Repeat the material exactly from its first line to the line that includes "const plainNum = (v)". Skip pictures.

>>>>

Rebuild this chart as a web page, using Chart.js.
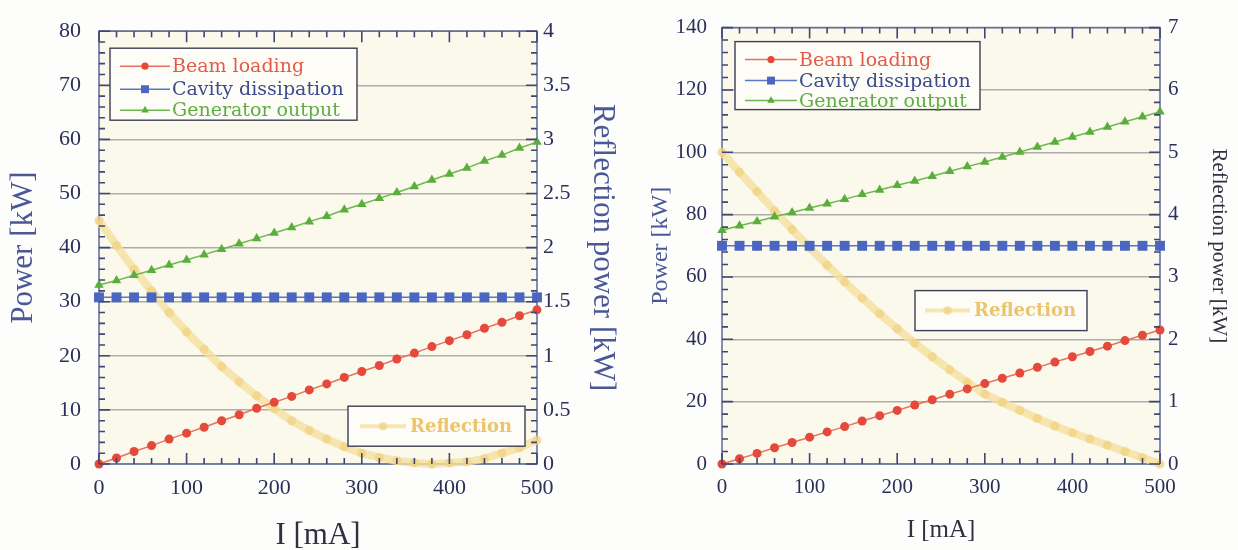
<!DOCTYPE html>
<html><head><meta charset="utf-8">
<script src="https://cdn.jsdelivr.net/npm/chart.js@4.4.1/dist/chart.umd.min.js"></script>
<style>
html,body{margin:0;padding:0;background:#fdfdfc;}
#wrap{position:relative;width:1238px;height:550px;overflow:hidden;}
#c1{position:absolute;left:0;top:0;}
#c2{position:absolute;left:640px;top:0;}
</style></head><body>
<div id="wrap"><canvas id="c1" width="640" height="550"></canvas><canvas id="c2" width="598" height="550"></canvas></div>
<script>
// ---- data ----
const current = [0,20,40,60,80,100,120,140,160,180,200,220,240,260,280,300,320,340,360,380,400,420,440,460,480,500];

// left panel
const beamLoadingL = [0,1.1,2.3,3.4,4.6,5.7,6.8,8.0,9.1,10.3,11.4,12.5,13.7,14.8,16.0,17.1,18.2,19.4,20.5,21.7,22.8,23.9,25.1,26.2,27.4,28.5];
const cavityL = [30.8,30.8,30.8,30.8,30.8,30.8,30.8,30.8,30.8,30.8,30.8,30.8,30.8,30.8,30.8,30.8,30.8,30.8,30.8,30.8,30.8,30.8,30.8,30.8,30.8,30.8];
const generatorL = [33.1,33.9,34.9,35.8,36.8,37.7,38.7,39.7,40.7,41.7,42.7,43.7,44.8,45.8,47.0,48.0,49.1,50.2,51.3,52.5,53.6,54.7,56.0,57.1,58.4,59.5];
const reflectionL = [2.25,2.02,1.80,1.60,1.40,1.22,1.06,0.90,0.76,0.63,0.51,0.40,0.31,0.23,0.16,0.10,0.06,0.03,0.01,0.00,0.01,0.02,0.05,0.10,0.15,0.22];

// right panel
const beamLoadingR = [0,1.7,3.4,5.2,6.9,8.6,10.3,12.0,13.8,15.5,17.2,18.9,20.6,22.4,24.1,25.8,27.5,29.2,31.0,32.7,34.4,36.1,37.8,39.6,41.3,43.0];
const cavityR = [70,70,70,70,70,70,70,70,70,70,70,70,70,70,70,70,70,70,70,70,70,70,70,70,70,70];
const generatorR = [75.0,76.4,77.8,79.3,80.7,82.1,83.5,84.9,86.5,87.9,89.4,90.8,92.3,93.9,95.4,96.9,98.5,100.1,101.7,103.3,104.9,106.5,108.1,109.8,111.4,113.0];
const reflectionR = [5.00,4.68,4.37,4.06,3.76,3.47,3.19,2.92,2.66,2.41,2.17,1.94,1.72,1.51,1.31,1.12,0.99,0.86,0.73,0.61,0.50,0.40,0.30,0.20,0.10,0.00];

const seriesNames = ['Beam loading','Cavity dissipation','Generator output','Reflection'];
const axisTitles = {power:'Power [kW]', refl:'Reflection power [kW]', current:'I [mA]'};

// ---- helpers ----
const SERIF = "'Liberation Serif', 'Times New Roman', serif";
const LEG = "'DejaVu Serif', serif";
const pts = (ys) => current.map((x,i)=>({x:x, y:ys[i]}));
const plainNum = (v) => String(Math.round(v*100)/100);

function drawMarker(ctx, style, r, x, y, color){
  ctx.save(); ctx.fillStyle = color; ctx.beginPath();
  if (style === 'rect'){ const s = r*Math.SQRT1_2; ctx.rect(x-s,y-s,2*s,2*s); }
  else if (style === 'triangle'){
    ctx.moveTo(x, y-r); ctx.lineTo(x+r*0.866, y+r*0.5); ctx.lineTo(x-r*0.866, y+r*0.5); ctx.closePath();
  } else { ctx.arc(x,y,r,0,Math.PI*2); }
  ctx.fill(); ctx.restore();
}

function drawInnerTicks(chart, cfg){
  const ctx = chart.ctx, a = chart.chartArea, sx = chart.scales.x, sy = chart.scales.y, sy2 = chart.scales.y2;
  ctx.save();
  ctx.strokeStyle = '#3d4675';
  ctx.lineWidth = 1.6;
  ctx.beginPath();
  // x axis: bottom and top edges
  for (let i = 0; i <= 25; i++) {
    const p = sx.getPixelForValue(i * 20);
    const len = (i % 5 === 0) ? 11 : 6;
    ctx.moveTo(p, a.bottom); ctx.lineTo(p, a.bottom - len);
    ctx.moveTo(p, a.top); ctx.lineTo(p, a.top + len);
  }
  // left y
  const nY = Math.round(cfg.yMax / cfg.yMinor);
  for (let i = 0; i <= nY; i++) {
    const p = sy.getPixelForValue(i * cfg.yMinor);
    const len = (i % 5 === 0) ? 11 : 6;
    ctx.moveTo(a.left, p); ctx.lineTo(a.left + len, p);
  }
  // right y2
  const nY2 = Math.round(cfg.y2Max / cfg.y2Minor);
  for (let i = 0; i <= nY2; i++) {
    const p = sy2.getPixelForValue(i * cfg.y2Minor);
    const len = (i % 5 === 0) ? 11 : 6;
    ctx.moveTo(a.right, p); ctx.lineTo(a.right - len, p);
  }
  ctx.stroke();
  ctx.restore();
}

function makeDecor(cfg){
  const PLOT_BG = '#fbf9ec', FRAME = '#66729e';
  return {
    id:'panelDecor',
    beforeDraw(chart){
      const {ctx, chartArea:a} = chart;
      ctx.save(); ctx.fillStyle = PLOT_BG;
      ctx.fillRect(a.left, a.top, a.right-a.left, a.bottom-a.top); ctx.restore();
    },
    beforeDatasetsDraw(chart){
      const {ctx, chartArea:a} = chart;
      ctx.save();
      ctx.strokeStyle = FRAME; ctx.lineWidth = 1.6;
      ctx.strokeRect(a.left, a.top, a.right-a.left, a.bottom-a.top);
      ctx.restore();
    },
    afterDatasetsDraw(chart){
      const {ctx, chartArea:a} = chart;
      drawInnerTicks(chart, cfg);
      for(const b of cfg.boxes){
        const bx = a.left + b.x, by = a.top + b.y;
        ctx.save();
        ctx.fillStyle = b.fill; ctx.fillRect(bx,by,b.w,b.h);
        ctx.strokeStyle = b.border; ctx.lineWidth = 1.4; ctx.strokeRect(bx,by,b.w,b.h);
        b.items.forEach(it=>{
          const ds = chart.data.datasets[it.ds];
          const cy = by + it.dy;
          ctx.strokeStyle = ds.borderColor; ctx.lineWidth = Math.min(ds.borderWidth, b.lineW||ds.borderWidth);
          ctx.beginPath(); ctx.moveTo(bx+b.l1, cy); ctx.lineTo(bx+b.l2, cy); ctx.stroke();
          drawMarker(ctx, ds.pointStyle, ds.pointRadius*(b.mk||0.8), bx+(b.l1+b.l2)/2, cy, ds.pointBackgroundColor);
          ctx.font = b.font; ctx.fillStyle = it.color; ctx.textBaseline = 'middle'; ctx.textAlign = 'left';
          ctx.fillText(ds.label, bx+b.tx, cy+1);
        });
        ctx.restore();
      }
    }
  };
}

function makeDatasets(beam, cav, gen, refl){
  return [
    {label:seriesNames[0], data:pts(beam), yAxisID:'y', borderColor:'#e8725f', borderWidth:1.5,
     pointStyle:'circle', pointRadius:4.5, pointBackgroundColor:'#e4493b', pointBorderWidth:0, clip:false, order:1},
    {label:seriesNames[1], data:pts(cav), yAxisID:'y', borderColor:'#5b76c6', borderWidth:1.5,
     pointStyle:'rect', pointRadius:7, pointBackgroundColor:'#4a66c0', pointBorderWidth:0, clip:false, order:2},
    {label:seriesNames[2], data:pts(gen), yAxisID:'y', borderColor:'#6cb84e', borderWidth:1.5,
     pointStyle:'triangle', pointRadius:5.5, pointBackgroundColor:'#5aae3c', pointBorderWidth:0, clip:false, order:3},
    {label:seriesNames[3], data:pts(refl), yAxisID:'y2', borderColor:'rgba(245,224,160,0.8)', borderWidth:8,
     pointStyle:'circle', pointRadius:4.5, pointBackgroundColor:'rgba(240,210,130,0.75)', pointBorderWidth:0, clip:false, order:10}
  ];
}

function makeChart(id, cfg){
  return new Chart(document.getElementById(id), {
    type:'line',
    data:{datasets: makeDatasets(...cfg.series)},
    plugins:[makeDecor(cfg)],
    options:{
      responsive:false, animation:false, devicePixelRatio:1,
      layout:{padding:{top:cfg.top, left:0, right:0, bottom:0}},
      elements:{line:{tension:0}},
      plugins:{legend:{display:false}, tooltip:{enabled:false}},
      scales:{
        x:{type:'linear', min:0, max:500, position:'bottom',
           ticks:{stepSize:100, color:'#2c3058', font:{family:SERIF, size:cfg.tickSize}, padding:cfg.xTickPad, maxRotation:0, callback:plainNum},
           grid:{display:false, drawTicks:false}, border:{display:false},
           title:{display:true, text:axisTitles.current, color:'#2f3040', font:{family:SERIF, size:cfg.xTitleSize}, padding:{top:0,bottom:cfg.xTitlePad}},
           afterFit:(s)=>{s.height = cfg.xH;}},
        y:{type:'linear', position:'left', min:0, max:cfg.yMax,
           ticks:{stepSize:cfg.yStep, color:'#2c3058', font:{family:SERIF, size:cfg.tickSize}, padding:cfg.yTickPad, callback:plainNum},
           grid:{color:'#adadaa', lineWidth:1.5, drawTicks:false}, border:{display:false},
           title:{display:true, text:axisTitles.power, color:'#4a5896', font:{family:SERIF, size:cfg.yTitleSize}, padding:{top:cfg.yTitlePad,bottom:0}},
           afterFit:(s)=>{s.width = cfg.yW;}},
        y2:{type:'linear', position:'right', min:0, max:cfg.y2Max,
           ticks:{stepSize:cfg.y2Step, color:'#2c3058', font:{family:SERIF, size:cfg.tickSize}, padding:cfg.y2TickPad, callback:plainNum},
           grid:{display:false, drawTicks:false}, border:{display:false},
           title:{display:true, text:axisTitles.refl, color:cfg.y2TitleColor, font:{family:SERIF, size:cfg.y2TitleSize}, padding:{top:cfg.y2TitlePad,bottom:0}},
           afterFit:(s)=>{s.width = cfg.y2W;}}
      }
    }
  });
}

makeChart('c1', {
  series:[beamLoadingL, cavityL, generatorL, reflectionL],
  top:25, yMax:80, yStep:10, y2Max:4, y2Step:0.5, yMinor:2, y2Minor:0.1,
  tickSize:22, xTickPad:11, yTickPad:18, y2TickPad:6,
  xTitleSize:31, xTitlePad:-4, yTitleSize:31, yTitlePad:5, y2TitleSize:31, y2TitlePad:19, y2TitleColor:'#4a5896',
  xH:86, yW:99, y2W:103,
  boxes:[
    {x:11, y:17, w:247, h:72, fill:'#fdfcf6', border:'#3c3f55', l1:10, l2:60, tx:62, font:'19px '+LEG,
     items:[{ds:0, dy:18, color:'#e25b4a'},{ds:1, dy:41, color:'#3b4b8c'},{ds:2, dy:62, color:'#5fae45'}]},
    {x:249, y:375, w:177, h:40, fill:'#fdfcf6', border:'#3c3f55', l1:12, l2:58, tx:62, lineW:4, mk:0.9, font:'bold 18px '+LEG,
     items:[{ds:3, dy:20, color:'#ebc46c'}]}
  ]
});

makeChart('c2', {
  series:[beamLoadingR, cavityR, generatorR, reflectionR],
  top:27, yMax:140, yStep:20, y2Max:7, y2Step:1, yMinor:4, y2Minor:0.2,
  tickSize:21, xTickPad:11, yTickPad:15, y2TickPad:8,
  xTitleSize:25, xTitlePad:5, yTitleSize:24, yTitlePad:6, y2TitleSize:21, y2TitlePad:7, y2TitleColor:'#2f3040',
  xH:86, yW:82, y2W:78,
  boxes:[
    {x:13, y:14, w:245, h:68, fill:'#fdfcf6', border:'#3c3f55', l1:10, l2:62, tx:64, font:'19px '+LEG,
     items:[{ds:0, dy:18, color:'#e25b4a'},{ds:1, dy:39, color:'#3b4b8c'},{ds:2, dy:59, color:'#5fae45'}]},
    {x:193, y:263, w:172, h:40, fill:'#fdfcf6', border:'#3c3f55', l1:10, l2:55, tx:59, lineW:4, mk:0.9, font:'bold 18px '+LEG,
     items:[{ds:3, dy:20, color:'#ebc46c'}]}
  ]
});
</script>
</body></html>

<<<<

▶ [WRITTEN ANSWER]:
Rebuild this chart as a web page, using Chart.js.
<!DOCTYPE html>
<html><head><meta charset="utf-8">
<script src="https://cdn.jsdelivr.net/npm/chart.js@4.4.1/dist/chart.umd.min.js"></script>
<style>
html,body{margin:0;padding:0;background:#fdfdfc;}
#wrap{position:relative;width:1238px;height:550px;overflow:hidden;}
#c1{position:absolute;left:0;top:0;}
#c2{position:absolute;left:640px;top:0;}
</style></head><body>
<div id="wrap"><canvas id="c1" width="640" height="550"></canvas><canvas id="c2" width="598" height="550"></canvas></div>
<script>
// ---- data ----
const current = [0,20,40,60,80,100,120,140,160,180,200,220,240,260,280,300,320,340,360,380,400,420,440,460,480,500];

// left panel
const beamLoadingL = [0,1.1,2.3,3.4,4.6,5.7,6.8,8.0,9.1,10.3,11.4,12.5,13.7,14.8,16.0,17.1,18.2,19.4,20.5,21.7,22.8,23.9,25.1,26.2,27.4,28.5];
const cavityL = [30.8,30.8,30.8,30.8,30.8,30.8,30.8,30.8,30.8,30.8,30.8,30.8,30.8,30.8,30.8,30.8,30.8,30.8,30.8,30.8,30.8,30.8,30.8,30.8,30.8,30.8];
const generatorL = [33.1,33.9,34.9,35.8,36.8,37.7,38.7,39.7,40.7,41.7,42.7,43.7,44.8,45.8,47.0,48.0,49.1,50.2,51.3,52.5,53.6,54.7,56.0,57.1,58.4,59.5];
const reflectionL = [2.25,2.02,1.80,1.60,1.40,1.22,1.06,0.90,0.76,0.63,0.51,0.40,0.31,0.23,0.16,0.10,0.06,0.03,0.01,0.00,0.01,0.02,0.05,0.10,0.15,0.22];

// right panel
const beamLoadingR = [0,1.7,3.4,5.2,6.9,8.6,10.3,12.0,13.8,15.5,17.2,18.9,20.6,22.4,24.1,25.8,27.5,29.2,31.0,32.7,34.4,36.1,37.8,39.6,41.3,43.0];
const cavityR = [70,70,70,70,70,70,70,70,70,70,70,70,70,70,70,70,70,70,70,70,70,70,70,70,70,70];
const generatorR = [75.0,76.4,77.8,79.3,80.7,82.1,83.5,84.9,86.5,87.9,89.4,90.8,92.3,93.9,95.4,96.9,98.5,100.1,101.7,103.3,104.9,106.5,108.1,109.8,111.4,113.0];
const reflectionR = [5.00,4.68,4.37,4.06,3.76,3.47,3.19,2.92,2.66,2.41,2.17,1.94,1.72,1.51,1.31,1.12,0.99,0.86,0.73,0.61,0.50,0.40,0.30,0.20,0.10,0.00];

const seriesNames = ['Beam loading','Cavity dissipation','Generator output','Reflection'];
const axisTitles = {power:'Power [kW]', refl:'Reflection power [kW]', current:'I [mA]'};

// ---- helpers ----
const SERIF = "'Liberation Serif', 'Times New Roman', serif";
const LEG = "'DejaVu Serif', serif";
const pts = (ys) => current.map((x,i)=>({x:x, y:ys[i]}));
const plainNum = (v) => String(Math.round(v*100)/100);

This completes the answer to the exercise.